**DATA EXTRACT:**
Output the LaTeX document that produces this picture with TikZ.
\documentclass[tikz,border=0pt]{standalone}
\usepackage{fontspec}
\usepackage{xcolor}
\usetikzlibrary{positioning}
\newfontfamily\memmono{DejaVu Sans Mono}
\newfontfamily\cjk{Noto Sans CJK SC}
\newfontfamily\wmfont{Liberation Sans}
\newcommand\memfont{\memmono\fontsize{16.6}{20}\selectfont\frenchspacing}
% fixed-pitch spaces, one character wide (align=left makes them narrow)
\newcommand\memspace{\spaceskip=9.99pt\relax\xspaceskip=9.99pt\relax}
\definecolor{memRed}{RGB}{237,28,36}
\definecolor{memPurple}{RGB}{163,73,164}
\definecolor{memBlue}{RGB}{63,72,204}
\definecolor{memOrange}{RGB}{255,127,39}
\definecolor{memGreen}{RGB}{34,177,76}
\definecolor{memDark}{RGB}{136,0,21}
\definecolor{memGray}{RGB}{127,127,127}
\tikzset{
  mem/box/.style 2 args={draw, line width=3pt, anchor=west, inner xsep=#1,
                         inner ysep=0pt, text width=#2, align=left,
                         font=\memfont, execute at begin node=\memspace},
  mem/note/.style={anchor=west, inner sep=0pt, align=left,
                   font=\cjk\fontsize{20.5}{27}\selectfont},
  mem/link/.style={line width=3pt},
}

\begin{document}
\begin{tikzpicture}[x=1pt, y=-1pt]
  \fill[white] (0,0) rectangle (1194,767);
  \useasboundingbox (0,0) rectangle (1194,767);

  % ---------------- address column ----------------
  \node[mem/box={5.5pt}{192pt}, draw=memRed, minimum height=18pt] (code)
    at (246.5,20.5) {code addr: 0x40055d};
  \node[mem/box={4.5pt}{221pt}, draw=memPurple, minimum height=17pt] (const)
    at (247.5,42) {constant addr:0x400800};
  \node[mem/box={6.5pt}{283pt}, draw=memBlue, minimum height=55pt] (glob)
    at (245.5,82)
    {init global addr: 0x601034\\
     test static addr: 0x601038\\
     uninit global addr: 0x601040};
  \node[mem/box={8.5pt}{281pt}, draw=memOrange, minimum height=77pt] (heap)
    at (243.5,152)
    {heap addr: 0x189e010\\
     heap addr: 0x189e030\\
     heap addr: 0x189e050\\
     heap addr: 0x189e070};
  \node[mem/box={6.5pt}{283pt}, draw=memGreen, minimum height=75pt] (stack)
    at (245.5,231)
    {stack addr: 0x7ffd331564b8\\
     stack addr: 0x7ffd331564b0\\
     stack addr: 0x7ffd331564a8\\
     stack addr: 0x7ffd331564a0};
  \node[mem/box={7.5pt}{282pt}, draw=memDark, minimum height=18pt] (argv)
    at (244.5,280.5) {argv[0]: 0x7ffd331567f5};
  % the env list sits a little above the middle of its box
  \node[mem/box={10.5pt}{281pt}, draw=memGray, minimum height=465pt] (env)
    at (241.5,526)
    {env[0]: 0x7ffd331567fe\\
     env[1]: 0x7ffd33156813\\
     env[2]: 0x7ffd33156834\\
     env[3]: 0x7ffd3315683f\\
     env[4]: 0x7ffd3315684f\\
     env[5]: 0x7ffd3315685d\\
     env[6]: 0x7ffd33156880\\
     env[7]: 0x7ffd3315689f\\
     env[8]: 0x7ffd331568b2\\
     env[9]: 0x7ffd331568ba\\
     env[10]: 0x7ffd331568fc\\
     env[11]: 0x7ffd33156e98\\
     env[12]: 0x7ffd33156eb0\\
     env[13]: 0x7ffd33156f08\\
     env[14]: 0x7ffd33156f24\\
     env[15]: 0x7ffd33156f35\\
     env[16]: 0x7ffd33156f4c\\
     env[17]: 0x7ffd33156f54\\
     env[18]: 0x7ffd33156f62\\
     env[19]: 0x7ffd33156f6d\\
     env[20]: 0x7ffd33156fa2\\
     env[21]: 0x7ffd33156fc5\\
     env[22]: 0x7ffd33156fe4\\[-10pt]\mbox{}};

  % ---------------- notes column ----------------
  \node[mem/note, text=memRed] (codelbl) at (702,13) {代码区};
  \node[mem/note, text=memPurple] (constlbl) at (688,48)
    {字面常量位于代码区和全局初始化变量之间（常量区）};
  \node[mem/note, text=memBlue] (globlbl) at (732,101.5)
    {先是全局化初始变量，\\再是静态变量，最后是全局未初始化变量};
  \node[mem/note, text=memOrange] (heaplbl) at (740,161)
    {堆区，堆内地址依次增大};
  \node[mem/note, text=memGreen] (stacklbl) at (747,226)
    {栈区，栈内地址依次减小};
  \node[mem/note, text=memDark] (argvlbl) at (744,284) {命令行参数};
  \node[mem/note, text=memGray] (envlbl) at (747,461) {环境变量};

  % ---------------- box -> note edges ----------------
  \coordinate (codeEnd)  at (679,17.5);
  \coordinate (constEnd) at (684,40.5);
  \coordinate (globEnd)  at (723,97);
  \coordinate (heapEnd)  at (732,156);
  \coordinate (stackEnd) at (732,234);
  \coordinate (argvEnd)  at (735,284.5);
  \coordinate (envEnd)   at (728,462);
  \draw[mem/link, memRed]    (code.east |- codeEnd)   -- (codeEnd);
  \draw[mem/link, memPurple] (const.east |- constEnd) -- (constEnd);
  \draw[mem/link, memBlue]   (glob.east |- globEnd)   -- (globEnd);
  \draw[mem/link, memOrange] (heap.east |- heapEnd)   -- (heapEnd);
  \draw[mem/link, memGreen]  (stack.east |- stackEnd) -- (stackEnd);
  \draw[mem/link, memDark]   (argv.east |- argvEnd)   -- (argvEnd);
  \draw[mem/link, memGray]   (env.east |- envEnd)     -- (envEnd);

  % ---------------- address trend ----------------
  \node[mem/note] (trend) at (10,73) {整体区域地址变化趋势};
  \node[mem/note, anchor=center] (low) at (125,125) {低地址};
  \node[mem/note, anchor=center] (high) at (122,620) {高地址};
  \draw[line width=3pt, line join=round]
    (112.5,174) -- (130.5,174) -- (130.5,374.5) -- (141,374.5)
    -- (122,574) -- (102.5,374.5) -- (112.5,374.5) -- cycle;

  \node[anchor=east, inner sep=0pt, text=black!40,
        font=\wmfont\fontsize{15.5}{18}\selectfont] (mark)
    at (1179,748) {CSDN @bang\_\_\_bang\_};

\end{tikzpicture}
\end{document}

**TASK OBJECTIVE:**
Copy out the full material exactly as it appears.

**RIGHT ANSWER:**
Output the LaTeX document that produces this picture with TikZ.
\documentclass[tikz,border=0pt]{standalone}
\usepackage{fontspec}
\usepackage{xcolor}
\usetikzlibrary{positioning}
\newfontfamily\memmono{DejaVu Sans Mono}
\newfontfamily\cjk{Noto Sans CJK SC}
\newfontfamily\wmfont{Liberation Sans}
\newcommand\memfont{\memmono\fontsize{16.6}{20}\selectfont\frenchspacing}
% fixed-pitch spaces, one character wide (align=left makes them narrow)
\newcommand\memspace{\spaceskip=9.99pt\relax\xspaceskip=9.99pt\relax}
\definecolor{memRed}{RGB}{237,28,36}
\definecolor{memPurple}{RGB}{163,73,164}
\definecolor{memBlue}{RGB}{63,72,204}
\definecolor{memOrange}{RGB}{255,127,39}
\definecolor{memGreen}{RGB}{34,177,76}
\definecolor{memDark}{RGB}{136,0,21}
\definecolor{memGray}{RGB}{127,127,127}
\tikzset{
  mem/box/.style 2 args={draw, line width=3pt, anchor=west, inner xsep=#1,
                         inner ysep=0pt, text width=#2, align=left,
                         font=\memfont, execute at begin node=\memspace},
  mem/note/.style={anchor=west, inner sep=0pt, align=left,
                   font=\cjk\fontsize{20.5}{27}\selectfont},
  mem/link/.style={line width=3pt},
}

\begin{document}
\begin{tikzpicture}[x=1pt, y=-1pt]
  \fill[white] (0,0) rectangle (1194,767);
  \useasboundingbox (0,0) rectangle (1194,767);

  % ---------------- address column ----------------
  \node[mem/box={5.5pt}{192pt}, draw=memRed, minimum height=18pt] (code)
    at (246.5,20.5) {code addr: 0x40055d};
  \node[mem/box={4.5pt}{221pt}, draw=memPurple, minimum height=17pt] (const)
    at (247.5,42) {constant addr:0x400800};
  \node[mem/box={6.5pt}{283pt}, draw=memBlue, minimum height=55pt] (glob)
    at (245.5,82)
    {init global addr: 0x601034\\
     test static addr: 0x601038\\
     uninit global addr: 0x601040};
  \node[mem/box={8.5pt}{281pt}, draw=memOrange, minimum height=77pt] (heap)
    at (243.5,152)
    {heap addr: 0x189e010\\
     heap addr: 0x189e030\\
     heap addr: 0x189e050\\
     heap addr: 0x189e070};
  \node[mem/box={6.5pt}{283pt}, draw=memGreen, minimum height=75pt] (stack)
    at (245.5,231)
    {stack addr: 0x7ffd331564b8\\
     stack addr: 0x7ffd331564b0\\
     stack addr: 0x7ffd331564a8\\
     stack addr: 0x7ffd331564a0};
  \node[mem/box={7.5pt}{282pt}, draw=memDark, minimum height=18pt] (argv)
    at (244.5,280.5) {argv[0]: 0x7ffd331567f5};
  % the env list sits a little above the middle of its box
  \node[mem/box={10.5pt}{281pt}, draw=memGray, minimum height=465pt] (env)
    at (241.5,526)
    {env[0]: 0x7ffd331567fe\\
     env[1]: 0x7ffd33156813\\
     env[2]: 0x7ffd33156834\\
     env[3]: 0x7ffd3315683f\\
     env[4]: 0x7ffd3315684f\\
     env[5]: 0x7ffd3315685d\\
     env[6]: 0x7ffd33156880\\
     env[7]: 0x7ffd3315689f\\
     env[8]: 0x7ffd331568b2\\
     env[9]: 0x7ffd331568ba\\
     env[10]: 0x7ffd331568fc\\
     env[11]: 0x7ffd33156e98\\
     env[12]: 0x7ffd33156eb0\\
     env[13]: 0x7ffd33156f08\\
     env[14]: 0x7ffd33156f24\\
     env[15]: 0x7ffd33156f35\\
     env[16]: 0x7ffd33156f4c\\
     env[17]: 0x7ffd33156f54\\
     env[18]: 0x7ffd33156f62\\
     env[19]: 0x7ffd33156f6d\\
     env[20]: 0x7ffd33156fa2\\
     env[21]: 0x7ffd33156fc5\\
     env[22]: 0x7ffd33156fe4\\[-10pt]\mbox{}};

  % ---------------- notes column ----------------
  \node[mem/note, text=memRed] (codelbl) at (702,13) {代码区};
  \node[mem/note, text=memPurple] (constlbl) at (688,48)
    {字面常量位于代码区和全局初始化变量之间（常量区）};
  \node[mem/note, text=memBlue] (globlbl) at (732,101.5)
    {先是全局化初始变量，\\再是静态变量，最后是全局未初始化变量};
  \node[mem/note, text=memOrange] (heaplbl) at (740,161)
    {堆区，堆内地址依次增大};
  \node[mem/note, text=memGreen] (stacklbl) at (747,226)
    {栈区，栈内地址依次减小};
  \node[mem/note, text=memDark] (argvlbl) at (744,284) {命令行参数};
  \node[mem/note, text=memGray] (envlbl) at (747,461) {环境变量};

  % ---------------- box -> note edges ----------------
  \coordinate (codeEnd)  at (679,17.5);
  \coordinate (constEnd) at (684,40.5);
  \coordinate (globEnd)  at (723,97);
  \coordinate (heapEnd)  at (732,156);
  \coordinate (stackEnd) at (732,234);
  \coordinate (argvEnd)  at (735,284.5);
  \coordinate (envEnd)   at (728,462);
  \draw[mem/link, memRed]    (code.east |- codeEnd)   -- (codeEnd);
  \draw[mem/link, memPurple] (const.east |- constEnd) -- (constEnd);
  \draw[mem/link, memBlue]   (glob.east |- globEnd)   -- (globEnd);
  \draw[mem/link, memOrange] (heap.east |- heapEnd)   -- (heapEnd);
  \draw[mem/link, memGreen]  (stack.east |- stackEnd) -- (stackEnd);
  \draw[mem/link, memDark]   (argv.east |- argvEnd)   -- (argvEnd);
  \draw[mem/link, memGray]   (env.east |- envEnd)     -- (envEnd);

  % ---------------- address trend ----------------
  \node[mem/note] (trend) at (10,73) {整体区域地址变化趋势};
  \node[mem/note, anchor=center] (low) at (125,125) {低地址};
  \node[mem/note, anchor=center] (high) at (122,620) {高地址};
  \draw[line width=3pt, line join=round]
    (112.5,174) -- (130.5,174) -- (130.5,374.5) -- (141,374.5)
    -- (122,574) -- (102.5,374.5) -- (112.5,374.5) -- cycle;

  \node[anchor=east, inner sep=0pt, text=black!40,
        font=\wmfont\fontsize{15.5}{18}\selectfont] (mark)
    at (1179,748) {CSDN @bang\_\_\_bang\_};

\end{tikzpicture}
\end{document}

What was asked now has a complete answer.